### TASK OBJECTIVE
Search the data for the word "this" and copy every line where it occurs.

— start of GIVEN ENTRIES —

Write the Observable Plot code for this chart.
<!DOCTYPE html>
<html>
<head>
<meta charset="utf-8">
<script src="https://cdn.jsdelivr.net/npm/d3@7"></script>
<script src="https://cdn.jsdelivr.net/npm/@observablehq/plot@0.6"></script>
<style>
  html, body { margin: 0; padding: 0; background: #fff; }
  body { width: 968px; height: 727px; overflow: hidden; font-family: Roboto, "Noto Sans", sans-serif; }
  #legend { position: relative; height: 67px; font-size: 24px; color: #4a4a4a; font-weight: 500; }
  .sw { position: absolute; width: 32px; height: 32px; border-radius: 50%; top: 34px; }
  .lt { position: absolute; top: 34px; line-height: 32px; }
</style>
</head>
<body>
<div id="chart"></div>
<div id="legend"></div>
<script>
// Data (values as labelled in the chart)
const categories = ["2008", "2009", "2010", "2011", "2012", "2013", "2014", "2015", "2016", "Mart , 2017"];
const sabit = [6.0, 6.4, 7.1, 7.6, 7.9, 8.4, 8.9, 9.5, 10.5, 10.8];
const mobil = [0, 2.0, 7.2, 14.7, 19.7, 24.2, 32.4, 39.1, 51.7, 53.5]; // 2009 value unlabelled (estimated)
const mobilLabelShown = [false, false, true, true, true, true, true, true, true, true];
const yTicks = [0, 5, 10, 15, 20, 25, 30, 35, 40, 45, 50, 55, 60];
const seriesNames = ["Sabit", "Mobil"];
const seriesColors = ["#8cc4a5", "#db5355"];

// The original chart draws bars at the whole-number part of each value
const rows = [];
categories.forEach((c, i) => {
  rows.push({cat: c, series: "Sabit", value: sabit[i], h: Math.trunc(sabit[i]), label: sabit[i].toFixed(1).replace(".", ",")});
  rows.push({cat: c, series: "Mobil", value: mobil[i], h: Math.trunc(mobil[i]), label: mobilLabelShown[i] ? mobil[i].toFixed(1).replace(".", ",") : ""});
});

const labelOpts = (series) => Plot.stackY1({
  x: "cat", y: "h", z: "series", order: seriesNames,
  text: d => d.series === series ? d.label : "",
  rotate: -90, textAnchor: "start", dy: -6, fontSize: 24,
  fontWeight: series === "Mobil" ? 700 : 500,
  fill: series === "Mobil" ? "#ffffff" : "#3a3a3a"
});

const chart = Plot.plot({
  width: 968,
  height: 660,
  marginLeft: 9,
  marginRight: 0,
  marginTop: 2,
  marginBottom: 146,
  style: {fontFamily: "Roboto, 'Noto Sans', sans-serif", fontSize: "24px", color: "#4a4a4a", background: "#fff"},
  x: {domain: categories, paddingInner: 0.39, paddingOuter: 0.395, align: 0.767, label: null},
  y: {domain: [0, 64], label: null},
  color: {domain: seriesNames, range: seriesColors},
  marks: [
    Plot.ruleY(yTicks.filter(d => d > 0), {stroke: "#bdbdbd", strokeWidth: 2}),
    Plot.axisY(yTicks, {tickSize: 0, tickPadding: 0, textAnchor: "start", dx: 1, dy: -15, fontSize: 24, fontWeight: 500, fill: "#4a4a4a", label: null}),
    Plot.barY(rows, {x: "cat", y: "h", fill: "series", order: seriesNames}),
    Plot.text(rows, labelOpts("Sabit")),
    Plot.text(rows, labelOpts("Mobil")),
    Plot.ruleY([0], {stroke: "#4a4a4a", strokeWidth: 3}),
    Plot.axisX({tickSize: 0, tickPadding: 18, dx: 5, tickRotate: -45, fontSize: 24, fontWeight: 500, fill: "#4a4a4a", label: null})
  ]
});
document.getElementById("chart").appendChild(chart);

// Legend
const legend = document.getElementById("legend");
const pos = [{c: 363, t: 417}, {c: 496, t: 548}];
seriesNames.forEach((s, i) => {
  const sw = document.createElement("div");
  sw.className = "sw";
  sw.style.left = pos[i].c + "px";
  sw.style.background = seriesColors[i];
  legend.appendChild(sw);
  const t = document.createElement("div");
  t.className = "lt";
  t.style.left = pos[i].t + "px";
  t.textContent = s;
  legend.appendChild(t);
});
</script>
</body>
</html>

— end of GIVEN ENTRIES —
— start of GIVEN ENTRIES —

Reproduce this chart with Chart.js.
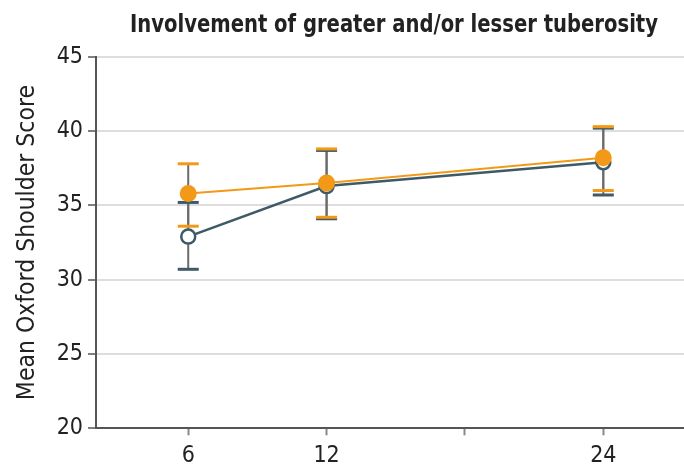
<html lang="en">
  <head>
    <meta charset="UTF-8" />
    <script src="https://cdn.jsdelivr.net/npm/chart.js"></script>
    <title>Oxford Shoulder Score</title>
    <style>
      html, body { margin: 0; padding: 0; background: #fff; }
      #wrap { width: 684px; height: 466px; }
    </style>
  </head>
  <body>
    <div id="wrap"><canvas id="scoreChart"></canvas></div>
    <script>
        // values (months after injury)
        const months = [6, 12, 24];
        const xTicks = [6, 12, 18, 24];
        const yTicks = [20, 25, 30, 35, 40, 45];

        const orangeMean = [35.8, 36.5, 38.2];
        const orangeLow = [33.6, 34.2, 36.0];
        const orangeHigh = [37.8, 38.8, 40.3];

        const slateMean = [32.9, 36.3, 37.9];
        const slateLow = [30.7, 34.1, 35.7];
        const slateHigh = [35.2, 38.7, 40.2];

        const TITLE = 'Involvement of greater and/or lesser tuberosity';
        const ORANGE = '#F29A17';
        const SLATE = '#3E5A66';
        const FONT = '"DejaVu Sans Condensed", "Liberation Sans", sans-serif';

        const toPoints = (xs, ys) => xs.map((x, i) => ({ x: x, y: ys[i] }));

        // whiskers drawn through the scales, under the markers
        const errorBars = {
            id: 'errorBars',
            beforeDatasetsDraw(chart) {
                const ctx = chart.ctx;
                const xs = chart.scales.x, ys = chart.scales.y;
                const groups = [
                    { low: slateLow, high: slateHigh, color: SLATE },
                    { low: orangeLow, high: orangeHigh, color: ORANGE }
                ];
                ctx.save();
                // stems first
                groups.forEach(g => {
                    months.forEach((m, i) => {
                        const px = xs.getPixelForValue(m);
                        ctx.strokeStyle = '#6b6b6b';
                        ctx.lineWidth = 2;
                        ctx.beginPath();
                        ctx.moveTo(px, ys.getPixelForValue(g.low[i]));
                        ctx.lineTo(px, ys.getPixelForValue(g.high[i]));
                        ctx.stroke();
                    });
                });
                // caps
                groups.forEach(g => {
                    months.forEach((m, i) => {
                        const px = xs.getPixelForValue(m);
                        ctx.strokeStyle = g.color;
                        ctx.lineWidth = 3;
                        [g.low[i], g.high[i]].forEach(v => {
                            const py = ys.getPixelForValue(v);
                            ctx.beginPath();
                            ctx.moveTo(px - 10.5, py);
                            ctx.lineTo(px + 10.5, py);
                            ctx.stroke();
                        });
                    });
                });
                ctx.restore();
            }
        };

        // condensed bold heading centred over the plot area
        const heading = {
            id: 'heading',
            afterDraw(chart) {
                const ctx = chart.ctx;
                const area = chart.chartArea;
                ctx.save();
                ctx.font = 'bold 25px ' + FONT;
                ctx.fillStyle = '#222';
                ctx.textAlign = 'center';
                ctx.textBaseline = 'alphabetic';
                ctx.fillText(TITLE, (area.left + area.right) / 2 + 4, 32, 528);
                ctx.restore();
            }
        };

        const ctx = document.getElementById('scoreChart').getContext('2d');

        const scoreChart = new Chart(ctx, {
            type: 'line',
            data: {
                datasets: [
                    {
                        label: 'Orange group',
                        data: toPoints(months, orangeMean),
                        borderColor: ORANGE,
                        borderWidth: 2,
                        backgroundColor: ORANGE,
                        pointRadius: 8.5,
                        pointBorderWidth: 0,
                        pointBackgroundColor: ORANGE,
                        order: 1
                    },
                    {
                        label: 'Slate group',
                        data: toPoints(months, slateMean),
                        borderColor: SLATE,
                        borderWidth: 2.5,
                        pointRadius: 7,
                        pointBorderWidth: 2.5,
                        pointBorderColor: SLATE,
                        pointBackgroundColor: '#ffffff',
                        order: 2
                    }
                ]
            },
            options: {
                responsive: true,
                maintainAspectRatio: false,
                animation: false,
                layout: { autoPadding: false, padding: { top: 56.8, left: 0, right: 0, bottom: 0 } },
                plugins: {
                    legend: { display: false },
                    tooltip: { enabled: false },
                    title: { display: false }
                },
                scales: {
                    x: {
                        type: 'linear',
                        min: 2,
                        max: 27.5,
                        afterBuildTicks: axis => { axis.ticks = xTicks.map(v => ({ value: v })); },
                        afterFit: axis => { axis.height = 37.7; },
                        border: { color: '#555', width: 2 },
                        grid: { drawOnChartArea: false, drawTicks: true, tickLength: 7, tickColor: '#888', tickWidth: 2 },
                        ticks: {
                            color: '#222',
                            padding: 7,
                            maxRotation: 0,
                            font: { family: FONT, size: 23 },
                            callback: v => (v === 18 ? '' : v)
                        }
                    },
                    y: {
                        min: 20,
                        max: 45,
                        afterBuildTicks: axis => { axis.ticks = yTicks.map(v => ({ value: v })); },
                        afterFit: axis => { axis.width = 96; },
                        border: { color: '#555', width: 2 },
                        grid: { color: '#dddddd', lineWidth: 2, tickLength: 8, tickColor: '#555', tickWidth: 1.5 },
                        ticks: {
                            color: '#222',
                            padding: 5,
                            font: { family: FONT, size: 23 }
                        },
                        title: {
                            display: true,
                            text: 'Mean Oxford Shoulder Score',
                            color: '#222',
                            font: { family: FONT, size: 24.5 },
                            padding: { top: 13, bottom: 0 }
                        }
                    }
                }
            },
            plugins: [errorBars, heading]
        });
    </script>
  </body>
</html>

— end of GIVEN ENTRIES —

### COMPLETE ANSWER
Write the Observable Plot code for this chart.
Reproduce this chart with Chart.js.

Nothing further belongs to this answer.